Of course, it's a lie that the pipeline will create significant numbers of jobs. The earlier Environmental Impact Statement estimated no more than 500 to 900 local jobs would be created throughout the entire construction throughout the entire region, and the new SEIS estimates no more than a few dozen permanent jobs, once the pipeline has been built. A 2011 study by the Cornell Global Labor Institute found that Keystone may actually destroy more jobs than it creates, and of course neither the fossil fuels industries, nor apparently the State Department that outsourced the SEIS to the fossil fuels industry, seems to care that the pipeline will damage the economy, overall. Some argue that the tar sands will be exploited with or without U.S. help, but Jane Kleeb of Bold Nebraska explains:
Tarsands does not expand unless Keystone XL is built. The State Department's assumption that tarsands development does not change with or without this pipeline is wrong and laughable. Why would TransCanada spend billions on building the pipeline and millions on lobbying unless this piece of infrastructure is the--not a--but the lynchpin for the expansion of tarsands. Without this pipeline Canada stays at 2 million barrels a day, with it they get 3 million barrels a day. The President has the ability to keep a million barrels of tarsands in the ground a day. With a stroke of a pen he can protect property rights, water and make a dent in climate change. This report is laughable using the wrong assumption and therefore the wrong science.
And even more to the point, if this president and this nation are to be serious about dealing with the climate crisis, he and we cannot make excuses for expanding use of even more difficult and dangerous to extract fossil fuels, when all our focus should be on weaning ourselves of fossil fuels altogether.

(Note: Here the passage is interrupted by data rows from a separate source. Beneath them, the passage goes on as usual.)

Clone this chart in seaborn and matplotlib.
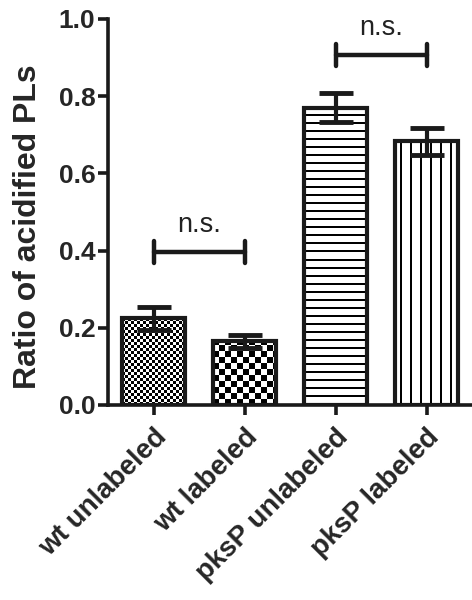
import numpy as np
import pandas as pd
import matplotlib
matplotlib.use("Agg")
import matplotlib.pyplot as plt
import seaborn as sns

categories = ["wt unlabeled", "wt labeled", "pksP unlabeled", "pksP labeled"]
means = [0.225, 0.165, 0.770, 0.683]
sems = [0.030, 0.017, 0.037, 0.035]
yticks = [0.0, 0.2, 0.4, 0.6, 0.8, 1.0]
ytick_labels = ["0.0", "0.2", "0.4", "0.6", "0.8", "1.0"]
brackets = [(0, 1, 0.397, "n.s."), (2, 3, 0.907, "n.s.")]
ylabel = "Ratio of acidified PLs"

sns.set_theme(style="ticks")
plt.rcParams["font.family"] = ["Liberation Sans", "DejaVu Sans"]

fig = plt.figure(figsize=(4.72, 6.0), dpi=100)
ax = fig.add_axes([108 / 472, 195 / 600, 364 / 472, 386 / 600])

df = pd.DataFrame({"cat": categories, "val": means})
sns.barplot(data=df, x="cat", y="val", ax=ax, color="white", width=0.69,
            edgecolor="#1a1a1a", linewidth=3.0, zorder=3)

ax.set_xlim(-0.5, 3.5)
ax.set_ylim(0, 1.0)
patches = ax.patches
fig.canvas.draw()


def fill_pattern(patch, kind, period, thick=2):
    x0 = patch.get_x(); w = patch.get_width()
    y0 = patch.get_y(); h = patch.get_height()
    p0 = ax.transData.transform((x0, y0))
    p1 = ax.transData.transform((x0 + w, y0 + h))
    wpx = int(round(abs(p1[0] - p0[0])))
    hpx = int(round(abs(p1[1] - p0[1])))
    yy, xx = np.indices((hpx, wpx))
    if kind == "checker":
        img = ((xx // period + yy // period) % 2).astype(float)
    elif kind == "hlines":
        img = ((yy % period) >= thick).astype(float)
    else:
        img = (((xx + period // 2) % period) >= thick).astype(float)
    im = ax.imshow(img, cmap="gray", vmin=0, vmax=1, extent=(x0, x0 + w, y0, y0 + h),
                   aspect="auto", interpolation="nearest", zorder=2.5, origin="lower")
    im.set_clip_path(patch)
    patch.set_facecolor("none")


fill_pattern(patches[0], "checker", 3)
fill_pattern(patches[1], "checker", 6)
fill_pattern(patches[2], "hlines", 8)
fill_pattern(patches[3], "vlines", 10)
ax.set_xlim(-0.5, 3.5)
ax.set_ylim(0, 1.0)

ax.errorbar(x=np.arange(len(categories)), y=means, yerr=sems, fmt="none",
            ecolor="#1a1a1a", elinewidth=3.0, capsize=12.5, capthick=3.5, zorder=4)

for a, b, y, txt in brackets:
    ax.plot([a, b], [y, y], color="#1a1a1a", lw=3.2, solid_capstyle="round", zorder=5, clip_on=False)
    for xx in (a, b):
        ax.plot([xx, xx], [y - 0.028, y + 0.028], color="#1a1a1a", lw=3.2,
                solid_capstyle="round", zorder=5, clip_on=False)
    ax.text((a + b) / 2, y + 0.035, txt, ha="center", va="bottom", fontsize=19.5,
            color="#222222", clip_on=False)

sns.despine(ax=ax, top=True, right=True)
for s in ("left", "bottom"):
    ax.spines[s].set_linewidth(2.6)
    ax.spines[s].set_color("#1a1a1a")

ax.set_yticks(yticks)
ax.set_yticklabels(ytick_labels, fontsize=19, fontweight="bold")
ax.set_xticks(range(len(categories)))
ax.set_xticklabels(categories, rotation=45, ha="right", rotation_mode="anchor",
                   fontsize=20, fontweight="bold")
ax.tick_params(axis="both", width=2.6, length=7, color="#1a1a1a", pad=2)
ax.tick_params(axis="x", pad=7)
ax.set_xlabel("")
ax.set_ylabel(ylabel, fontsize=23, fontweight="bold")
ax.yaxis.label.set_va("center")
ax.yaxis.set_label_coords((28 - 108) / 364, (405 - 227) / 386)

fig.savefig("out.png", dpi=100)
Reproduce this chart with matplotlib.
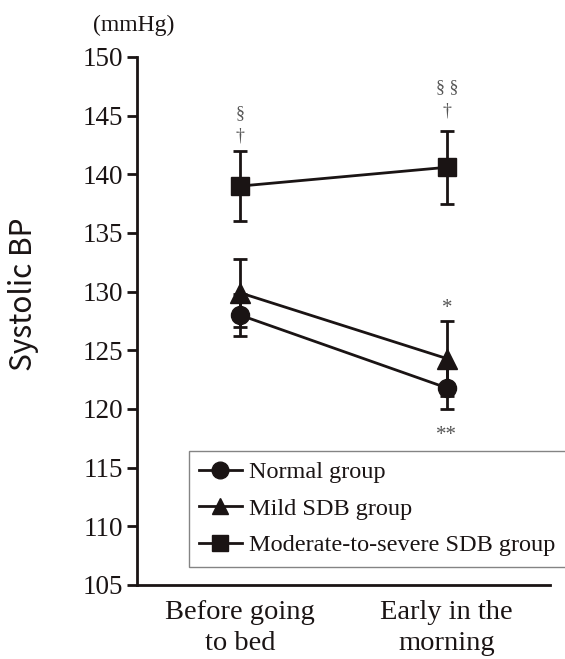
import matplotlib
matplotlib.use("Agg")
import matplotlib.pyplot as plt

categories = ["Before going\nto bed", "Early in the\nmorning"]
groups = ["Normal group", "Mild SDB group", "Moderate-to-severe SDB group"]
means = {
    "Normal group": [128.0, 121.8],
    "Mild SDB group": [129.9, 124.3],
    "Moderate-to-severe SDB group": [139.0, 140.6],
}
errors = {
    "Normal group": [1.8, 1.8],
    "Mild SDB group": [2.9, 3.2],
    "Moderate-to-severe SDB group": [3.0, 3.1],
}
markers = {"Normal group": "o", "Mild SDB group": "^", "Moderate-to-severe SDB group": "s"}
yticks = [105, 110, 115, 120, 125, 130, 135, 140, 145, 150]

serif = ["Liberation Serif", "DejaVu Serif"]
plt.rcParams["font.family"] = serif

fig = plt.figure(figsize=(5.65, 6.59), dpi=100)
ax = fig.add_axes([137/565, 1-585/659, 413/565, (585-57)/659])

x = list(range(len(categories)))
for g in groups:
    ms = 13 if markers[g] != "^" else 14
    ax.errorbar(x, means[g], yerr=errors[g], color="#1a1414", marker=markers[g],
                markersize=ms, lw=2, elinewidth=2, capsize=5, capthick=2, label=g)

ax.set_xlim(-0.5, 1.5)
ax.set_ylim(105, 150)
ax.set_yticks(yticks)
ax.set_xticks(x)
ax.set_xticklabels(categories, fontsize=20.5, linespacing=1.3)
ax.tick_params(axis="y", labelsize=19.5, length=7, width=2, direction="out", pad=3, colors="#1a1414")
ax.tick_params(axis="x", length=0, pad=11, colors="#1a1414")
for s in ["top", "right"]:
    ax.spines[s].set_visible(False)
for s in ["left", "bottom"]:
    ax.spines[s].set_linewidth(2)
    ax.spines[s].set_color("#1a1414")

fig.text(24/565, 1-294/659, "Systolic BP", fontsize=21.5, rotation=90, ha="center", va="center",
         family=["Noto Sans CJK JP", "DejaVu Sans"], color="#1a1414")

fig.text(93/565, 1-25/659, "(mmHg)", fontsize=17, va="center", ha="left", color="#1a1414")

ann_color = "#555555"
ax.text(0, 145.2, "§", fontsize=13, ha="center", va="center", color=ann_color)
ax.text(0, 143.3, "†", fontsize=13, ha="center", va="center", color=ann_color)
ax.text(1, 147.4, "§ §", fontsize=13, ha="center", va="center", color=ann_color)
ax.text(1, 145.4, "†", fontsize=13, ha="center", va="center", color=ann_color)
ax.text(1, 128.6, "*", fontsize=15, ha="center", va="center", color=ann_color)
ax.text(1, 117.7, "**", fontsize=15, ha="center", va="center", color=ann_color)

leg_handles = [plt.Line2D([], [], color="#1a1414", lw=2, marker=markers[g], markersize=12) for g in groups]
leg = fig.legend(leg_handles, groups, loc="upper left", bbox_to_anchor=(189/565, 1-451/659),
                 fontsize=17.5, frameon=True, fancybox=False, handlelength=1.75, handletextpad=0.3,
                 labelspacing=0.6, borderpad=0.42, borderaxespad=0)
leg.get_frame().set_edgecolor("#666666")
leg.get_frame().set_linewidth(1)
for t in leg.get_texts():
    t.set_color("#1a1414")

fig.savefig("out.png", dpi=100)
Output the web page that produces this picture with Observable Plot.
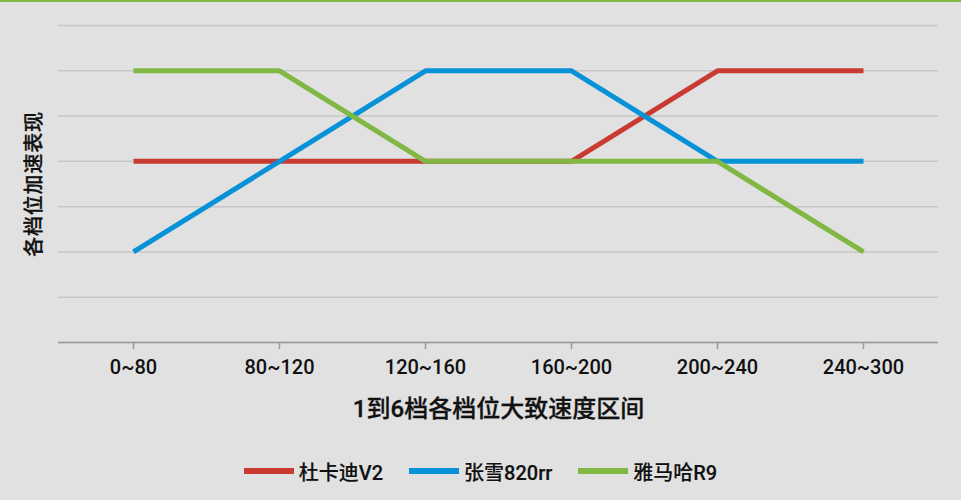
<!DOCTYPE html>
<html>
<head>
<meta charset="utf-8">
<script src="https://cdn.jsdelivr.net/npm/d3@7"></script>
<script src="https://cdn.jsdelivr.net/npm/@observablehq/plot@0.6"></script>
<style>
  html, body { margin: 0; padding: 0; background: #e1e1e1; }
  body { width: 961px; height: 500px; position: relative; overflow: hidden;
         font-family: Roboto, "Noto Sans CJK SC", sans-serif; color: #111; }
  #topbar { position: absolute; left: 0; top: 0; width: 961px; height: 2px; background: #7fb844; }
  #chart svg { display: block; }
  #legend { display: flex; justify-content: center; align-items: center; margin-top: 19px;
            height: 24px; font-size: 20px; font-weight: 500; -webkit-text-stroke: 0.15px #111; }
  .item { display: flex; align-items: center; margin: 0 13px; }
  .sw { width: 50px; height: 6px; margin-right: 5px; }
</style>
</head>
<body>
<div id="chart"></div>
<div id="legend"></div>
<div id="topbar"></div>
<script>
const categories = ["0~80", "80~120", "120~160", "160~200", "200~240", "240~300"];
const seriesNames = ["杜卡迪V2", "张雪820rr", "雅马哈R9"];
const ducati = [4, 4, 4, 4, 6, 6];
const zhangxue = [2, 4, 6, 6, 4, 4];
const yamaha = [6, 6, 4, 4, 4, 2];
const colors = ["#c83a32", "#0792d8", "#80b843"];
const xTitle = "1到6档各档位大致速度区间";
const yTitle = "各档位加速表现";

const seriesValues = [ducati, zhangxue, yamaha];
const data = seriesValues.flatMap((vals, si) =>
  vals.map((v, i) => ({series: seriesNames[si], cat: categories[i], value: v})));

const font = "Roboto, Noto Sans CJK SC, sans-serif";

const plot = Plot.plot({
  width: 961,
  height: 440,
  marginLeft: 58,
  marginRight: 23,
  marginTop: 25,
  marginBottom: 98,
  style: {background: "transparent", fontFamily: font, color: "#111"},
  x: {type: "point", domain: categories, padding: 0.5},
  y: {domain: [0, 7], axis: null},
  marks: [
    Plot.gridY({ticks: 7, stroke: "#c6c6c6", strokeOpacity: 1, strokeWidth: 1.5}),
    Plot.ruleY([0], {stroke: "#999", strokeWidth: 1.5}),
    Plot.axisX({tickSize: 7, tickPadding: 10, fontSize: 20, fontWeight: 500, stroke: "#999", strokeWidth: 1.5, label: null}),
    ...seriesNames.map((name, si) =>
      Plot.line(data.filter(d => d.series === name), {
        x: "cat", y: "value", stroke: colors[si], strokeWidth: 5,
        strokeLinejoin: "miter", strokeLinecap: "butt"
      })),
    Plot.text([xTitle], {frameAnchor: "bottom", lineAnchor: "middle", dy: 67, fontSize: 24, fontWeight: 500, fill: "#111", text: d => d, className: "xtitle"}),
    Plot.text([yTitle], {frameAnchor: "left", lineAnchor: "middle", textAnchor: "middle", dx: -24, rotate: -90, fontSize: 20, fontWeight: 500, fill: "#111", text: d => d, className: "ytitle"})
  ]
});
d3.select(plot).selectAll(".ytitle text").style("letter-spacing", "0.8px");
d3.select(plot).selectAll(".xtitle text, .ytitle text")
  .style("stroke", "#111").style("stroke-width", "0.3px").style("paint-order", "normal");
document.getElementById("chart").appendChild(plot);

const legend = document.getElementById("legend");
seriesNames.forEach((name, si) => {
  const item = document.createElement("div");
  item.className = "item";
  const sw = document.createElement("div");
  sw.className = "sw";
  sw.style.background = colors[si];
  const label = document.createElement("span");
  label.textContent = name;
  item.appendChild(sw);
  item.appendChild(label);
  legend.appendChild(item);
});
</script>
</body>
</html>
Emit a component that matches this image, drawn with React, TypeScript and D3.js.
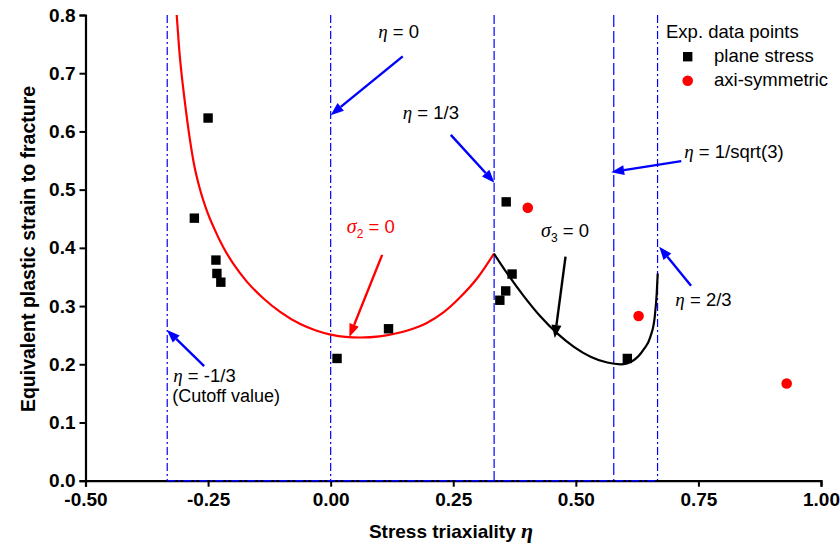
import React, { useEffect, useRef } from 'react';
import * as d3 from 'd3';

// fitted fracture locus, sigma2 = 0 branch (plane stress)
const redCurve: [number, number][] = [
  [-0.314, 0.8], [-0.309, 0.742], [-0.298, 0.655], [-0.29, 0.603], [-0.279, 0.545],
  [-0.266, 0.499], [-0.253, 0.465], [-0.239, 0.436], [-0.219, 0.401], [-0.198, 0.372],
  [-0.171, 0.342], [-0.137, 0.313], [-0.103, 0.29], [-0.062, 0.269], [-0.03, 0.258],
  [0.0, 0.251], [0.03, 0.247], [0.06, 0.246], [0.1, 0.248], [0.128, 0.252],
  [0.16, 0.259], [0.196, 0.271], [0.23, 0.289], [0.264, 0.315], [0.3, 0.349],
  [0.333, 0.39],
];

// sigma3 = 0 branch
const blackCurve: [number, number][] = [
  [0.333, 0.39], [0.36, 0.356], [0.393, 0.318], [0.428, 0.282], [0.462, 0.253],
  [0.496, 0.23], [0.53, 0.213], [0.564, 0.203], [0.591, 0.2], [0.618, 0.207],
  [0.638, 0.225], [0.652, 0.247], [0.661, 0.282], [0.665, 0.322], [0.667, 0.356],
];

const planeStress: [number, number][] = [
  [-0.25, 0.623], [-0.278, 0.451], [-0.234, 0.379], [-0.232, 0.356], [-0.224, 0.341],
  [0.013, 0.21], [0.118, 0.261], [0.358, 0.479], [0.37, 0.355], [0.357, 0.326],
  [0.345, 0.31], [0.605, 0.21],
];

const axiSymmetric: [number, number][] = [
  [0.402, 0.469], [0.628, 0.283], [0.93, 0.167],
];

// reference lines: eta value, dash style
const refLines: { eta: number; dash: string }[] = [
  { eta: -1 / 3, dash: '8,3,2,3' },
  { eta: 0, dash: '8,3,2,3' },
  { eta: 1 / 3, dash: '9,3' },
  { eta: 1 / Math.sqrt(3), dash: '12,4' },
  { eta: 2 / 3, dash: '8,3,2,3' },
];

const xTicks = [-0.5, -0.25, 0, 0.25, 0.5, 0.75, 1.0];
const yTicks = [0, 0.1, 0.2, 0.3, 0.4, 0.5, 0.6, 0.7, 0.8];

// arrows in data units
const arrows: { from: [number, number]; to: [number, number]; color: string }[] = [
  { from: [0.147, 0.729], to: [0.0, 0.628], color: '#0000ff' },
  { from: [0.245, 0.594], to: [0.334, 0.512], color: '#0000ff' },
  { from: [0.715, 0.549], to: [0.572, 0.53], color: '#0000ff' },
  { from: [0.735, 0.335], to: [0.67, 0.402], color: '#0000ff' },
  { from: [-0.258, 0.197], to: [-0.334, 0.259], color: '#0000ff' },
  { from: [0.105, 0.388], to: [0.038, 0.247], color: '#ff0000' },
  { from: [0.479, 0.385], to: [0.457, 0.245], color: '#000000' },
];

const etaLabels: { text: string; at: [number, number] }[] = [
  { text: ' = 0', at: [0.097, 0.761] },
  { text: ' = 1/3', at: [0.147, 0.621] },
  { text: ' = 1/sqrt(3)', at: [0.721, 0.554] },
  { text: ' = 2/3', at: [0.703, 0.3] },
  { text: ' = -1/3', at: [-0.321, 0.17] },
];

const W = 840;
const H = 547;
const x = d3.scaleLinear().domain([-0.5, 1.0]).range([85.5, 821]);
const y = d3.scaleLinear().domain([0, 0.8]).range([480.7, 15]);

const SANS = '"Liberation Sans", Arial, sans-serif';
const SERIF = '"Liberation Serif", "Times New Roman", serif';
const FS = 18.5;

export default function App() {
  const xRef = useRef<SVGGElement>(null);
  const yRef = useRef<SVGGElement>(null);

  useEffect(() => {
    document.body.style.margin = '0';
    const fx = (d: d3.NumberValue) => (+d).toFixed(2);
    const fy = (d: d3.NumberValue) => (+d).toFixed(1);
    const xa = d3.select(xRef.current!);
    xa.selectAll('*').remove();
    xa.call(
      d3.axisBottom(x).tickValues(d3.range(-0.5, 1.0001, 0.125)).tickSize(4).tickFormat(() => '')
    );
    xa.call(d3.axisBottom(x).tickValues(xTicks).tickSize(6).tickPadding(6).tickFormat(fx));
    const ya = d3.select(yRef.current!);
    ya.selectAll('*').remove();
    ya.call(
      d3.axisLeft(y).tickValues(d3.range(0, 0.8001, 0.05)).tickSize(4).tickFormat(() => '')
    );
    ya.call(d3.axisLeft(y).tickValues(yTicks).tickSize(6).tickPadding(4).tickFormat(fy));
    [xa, ya].forEach((g) => {
      g.selectAll('.domain').attr('stroke', '#000').attr('stroke-width', 2.2);
      g.selectAll('line').attr('stroke', '#000').attr('stroke-width', 2);
      g.selectAll('text')
        .attr('font-family', SANS)
        .attr('font-weight', 'bold')
        .attr('font-size', 19)
        .attr('fill', '#000');
    });
  }, []);

  const line = d3.line<[number, number]>()
    .x((d) => x(d[0]))
    .y((d) => y(d[1]))
    .curve(d3.curveMonotoneX);

  const head = (a: { from: [number, number]; to: [number, number] }) => {
    const x1 = x(a.from[0]), y1 = y(a.from[1]);
    const x2 = x(a.to[0]), y2 = y(a.to[1]);
    const ang = Math.atan2(y2 - y1, x2 - x1);
    const len = 13, half = 5;
    const bx = x2 - len * Math.cos(ang), by = y2 - len * Math.sin(ang);
    const px = -Math.sin(ang) * half, py = Math.cos(ang) * half;
    return { x1, y1, bx, by, pts: `${x2},${y2} ${bx + px},${by + py} ${bx - px},${by - py}` };
  };

  return (
    <svg width={W} height={H} style={{ display: 'block', background: '#fff' }}>
      {/* reference lines */}
      {refLines.map((r, i) => (
        <line key={i} x1={x(r.eta)} x2={x(r.eta)} y1={y(0.8)} y2={y(0)}
          stroke="#0000ff" strokeWidth={1.2} strokeDasharray={r.dash} />
      ))}

      <g ref={xRef} transform={`translate(0,${y(0)})`} />
      <g ref={yRef} transform={`translate(${x(-0.5)},0)`} />
      <line x1={x(-1 / 3)} x2={x(2 / 3)} y1={y(0)} y2={y(0)}
        stroke="#0000ff" strokeWidth={1.6} strokeDasharray="8,3,2,3" />

      <path d={line(redCurve)!} fill="none" stroke="#ff0000" strokeWidth={2.2} />
      <path d={line(blackCurve)!} fill="none" stroke="#000" strokeWidth={2.2} />

      {planeStress.map((d, i) => (
        <rect key={i} x={x(d[0]) - 4.7} y={y(d[1]) - 4.7} width={9.4} height={9.4} fill="#000" />
      ))}
      {axiSymmetric.map((d, i) => (
        <circle key={i} cx={x(d[0])} cy={y(d[1])} r={5.3} fill="#ff0000" />
      ))}

      {arrows.map((a, i) => {
        const h = head(a);
        return (
          <g key={i}>
            <line x1={h.x1} y1={h.y1} x2={h.bx} y2={h.by} stroke={a.color} strokeWidth={2.4} />
            <polygon points={h.pts} fill={a.color} />
          </g>
        );
      })}

      {etaLabels.map((l, i) => (
        <text key={i} x={x(l.at[0])} y={y(l.at[1])} fontFamily={SANS} fontSize={FS} fill="#000">
          <tspan fontFamily={SERIF} fontStyle="italic" fontSize={19}>η</tspan>{l.text}
        </text>
      ))}
      <text x={x(-0.323)} y={y(0.136)} fontFamily={SANS} fontSize={18} fill="#000">(Cutoff value)</text>

      <text x={x(0.033)} y={y(0.426)} fontFamily={SANS} fontSize={FS} fill="#ff0000">
        <tspan fontFamily={SERIF} fontStyle="italic" fontSize={20}>σ</tspan>
        <tspan fontSize={12} dy={5}>2</tspan>
        <tspan dy={-5}> = 0</tspan>
      </text>
      <text x={x(0.429)} y={y(0.419)} fontFamily={SANS} fontSize={FS} fill="#000">
        <tspan fontFamily={SERIF} fontStyle="italic" fontSize={20}>σ</tspan>
        <tspan fontSize={12} dy={5}>3</tspan>
        <tspan dy={-5}> = 0</tspan>
      </text>

      {/* legend */}
      <text x={666} y={38} fontFamily={SANS} fontSize={FS} fill="#000">Exp. data points</text>
      <rect x={683} y={52} width={9.4} height={9.4} fill="#000" />
      <text x={714} y={62} fontFamily={SANS} fontSize={FS} fill="#000">plane stress</text>
      <circle cx={687.7} cy={80.7} r={5.3} fill="#ff0000" />
      <text x={714} y={86} fontFamily={SANS} fontSize={FS} fill="#000">axi-symmetric</text>

      {/* axis titles */}
      <text x={451} y={538} textAnchor="middle" fontFamily={SANS} fontWeight="bold" fontSize={19} fill="#000">
        Stress triaxiality <tspan fontFamily={SERIF} fontStyle="italic" fontSize={22}>η</tspan>
      </text>
      <text transform="translate(35,249) rotate(-90)" textAnchor="middle" fontFamily={SANS}
        fontWeight="bold" fontSize={19.5} fill="#000">
        Equivalent plastic strain to fracture
      </text>
    </svg>
  );
}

As the graph at the top of this post indicates, we are nearing a level of 400 parts per million atmospheric carbon dioxide. As Peter Gleick recently explained, the planet has not even approached such a level in at least 800,000 years, and it might not have seen those levels in more than 2.6 million years. We have to act as if climate change is an unprecedented crisis, because in the history of the human species, it is. The four-star commander of U.S. military forces in the Pacific is calling climate change the most likely threat that will cripple the security environment, and the U.S. Navy has for years been planning how to secure an ice free arctic. A new study shows global temperatures are the highest in 4000 years.
It shouldn't need to be said, but finding new and more destructive means of burning fossil fuels is not the answer. It shouldn't need to be said, but a White House that, unlike the Republicans, acknowledges and understands the scientific consensus on climate change has no excuse not to be doing everything it can to address climate change. The president's positive steps, including increased fuel efficiency standards and EPA regulation of emissions, isn't enough. There is no halfway, on climate change. There is no balancing between good policies and terrible policies. As Sen. Bernie Sanders (I-VT) put it:
The president cannot tell us that he is concerned about global warming and approve the Keystone XL project.
If the president is concerned about global warming, he will reject Keystone. If he approves Keystone, all his positive efforts on global warming, both as policy and politics, will be effectively for naught.